- 51°23′28″N 1°53′27″E﻿ / ﻿51.391189°N 1.890724°E
- Type: Long Barrow
- Periods: Neolithic
- Location: England, United Kingdom
- Region: Wiltshire England

History
- Built: c. 3400 BC - c. 2400 BC

Scheduled monument
- Official name: Long barrow on Horton Down
- Designated: 16 July 1956
- Reference no.: 1013141

= Horton Down Long Barrow =

British neolithic archaeological site

Horton Down Long Barrow is an Early Neolithic unchambered long barrow located near the village of Bishops Cannings in Wiltshire, England. The barrow is part of the larger Cotswold-Severn Group, a concentration of long barrows grouped in Western England.

==Name and etymology==
Named for the nearby hamlet of Horton, the Long Barrow sits on agricultural land.

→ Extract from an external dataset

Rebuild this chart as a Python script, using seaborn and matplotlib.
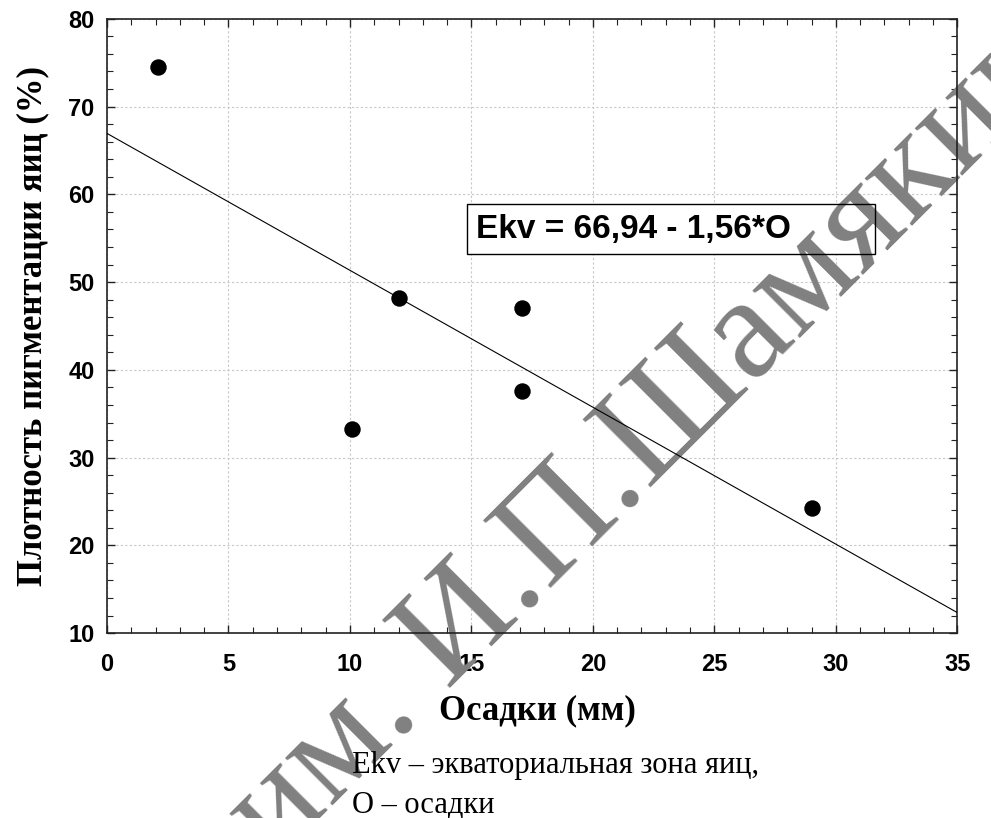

The immediate area is home to multiple Neolithic sites, including the Kitchen Barrow and an earthworks enclosure.

==Description==
The long barrow has faced noticeable damage due to plowing. Original reports describe a low rectangular earthwork with ditches flanking both sides. The site also featured two small sarsen stones, which have been moved from their original location. Worked flint has also been recovered from the site.

The site was recorded in survey work by Arthur Passmore in 1921 but may have been excavated by John Thurnam in 1869. Thurnam describes a similar barrow, in which he found two skeletons.